Given data:
────────────────
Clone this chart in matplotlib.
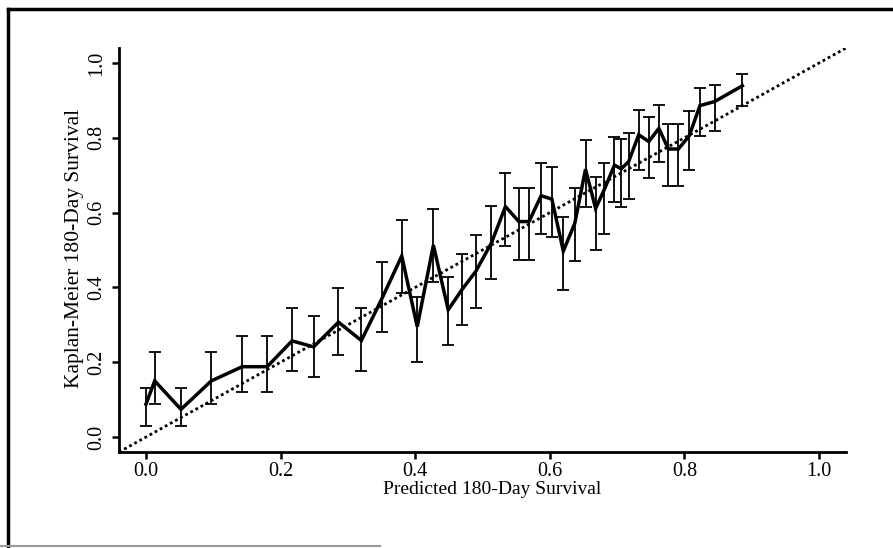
import numpy as np
import matplotlib
matplotlib.use('Agg')
import matplotlib.pyplot as plt
from matplotlib.lines import Line2D

plt.rcParams['font.family'] = ['Liberation Serif', 'DejaVu Serif']

# predicted survival (x), Kaplan-Meier estimate and its confidence limits
pred = [0.000, 0.013, 0.052, 0.097, 0.143, 0.180, 0.217, 0.249, 0.286, 0.320,
        0.351, 0.380, 0.403, 0.427, 0.449, 0.469, 0.490, 0.513, 0.534, 0.554,
        0.569, 0.587, 0.603, 0.620, 0.637, 0.653, 0.668, 0.681, 0.696, 0.706,
        0.717, 0.732, 0.747, 0.762, 0.776, 0.791, 0.807, 0.823, 0.845, 0.886]
km = [0.088, 0.150, 0.074, 0.150, 0.188, 0.188, 0.257, 0.241, 0.307, 0.258,
      0.372, 0.484, 0.295, 0.513, 0.340, 0.393, 0.443, 0.518, 0.616, 0.576,
      0.576, 0.645, 0.636, 0.497, 0.571, 0.716, 0.611, 0.662, 0.727, 0.717,
      0.736, 0.808, 0.790, 0.825, 0.770, 0.770, 0.805, 0.886, 0.897, 0.939]
upper = [0.131, 0.226, 0.130, 0.226, 0.270, 0.270, 0.344, 0.324, 0.398, 0.344,
         0.469, 0.580, 0.375, 0.609, 0.427, 0.489, 0.540, 0.618, 0.705, 0.665,
         0.665, 0.732, 0.723, 0.588, 0.665, 0.794, 0.694, 0.732, 0.803, 0.796,
         0.812, 0.873, 0.855, 0.888, 0.837, 0.837, 0.872, 0.932, 0.941, 0.971]
lower = [0.030, 0.088, 0.030, 0.088, 0.120, 0.120, 0.177, 0.160, 0.219, 0.176,
         0.282, 0.386, 0.201, 0.415, 0.246, 0.299, 0.346, 0.422, 0.512, 0.473,
         0.473, 0.543, 0.534, 0.392, 0.471, 0.616, 0.500, 0.543, 0.627, 0.616,
         0.636, 0.715, 0.693, 0.736, 0.671, 0.671, 0.715, 0.806, 0.819, 0.886]
ticks = [0.0, 0.2, 0.4, 0.6, 0.8, 1.0]

pred = np.array(pred)
km = np.array(km)
yerr = [km - np.array(lower), np.array(upper) - km]

fig = plt.figure(figsize=(8.93, 5.48), dpi=100)
ax = fig.add_axes([0.1333, 0.1752, 0.8141, 0.7372])

ax.errorbar(pred, km, yerr=yerr, fmt='none', ecolor='black',
            elinewidth=1.3, capsize=4.5, capthick=1.3)
ax.plot(pred, km, color='black', lw=2.5, solid_joinstyle='miter')
ax.axline((0, 0), slope=1, color='black', lw=2.0, linestyle=(0, (1, 1.1)))

ax.set_xlim(-0.04, 1.04)
ax.set_ylim(-0.04, 1.04)
ax.set_xticks(ticks)
ax.set_yticks(ticks)
ax.set_xticklabels(['%.1f' % t for t in ticks], fontsize=14.5)
ax.set_yticklabels(['%.1f' % t for t in ticks], fontsize=14.5,
                   rotation=90, va='center')
ax.tick_params(axis='both', direction='out', length=5, width=1.8)
ax.tick_params(axis='x', pad=2)
ax.tick_params(axis='y', pad=4)

for s in ['top', 'right']:
    ax.spines[s].set_visible(False)
for s in ['left', 'bottom']:
    ax.spines[s].set_linewidth(2)

fig.text(492 / 893, 1 - 490 / 548, 'Predicted 180-Day Survival',
         fontsize=14, ha='center', va='center')
fig.text(75 / 893, 1 - 248 / 548, 'Kaplan-Meier 180-Day Survival',
         fontsize=15.5, ha='center', va='center', rotation=90)

# scanned page frame
fig.add_artist(Line2D([8 / 893, 1.0], [1 - 9 / 548] * 2, color='black', lw=2.5))
fig.add_artist(Line2D([8 / 893] * 2, [0, 1 - 9 / 548], color='black', lw=2.5))
fig.add_artist(Line2D([0, 380 / 893], [1 - 546 / 548] * 2, color='#999999', lw=1.5))

plt.savefig('out.png', dpi=100)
────────────────
Written instruction: Repeat the lines above, starting at the first and stopping after the line that holds "plt.rcParams['font.family'] = ['Liberation", with the pictures left out.

Exercise response:
Clone this chart in matplotlib.
import numpy as np
import matplotlib
matplotlib.use('Agg')
import matplotlib.pyplot as plt
from matplotlib.lines import Line2D

plt.rcParams['font.family'] = ['Liberation Serif', 'DejaVu Serif']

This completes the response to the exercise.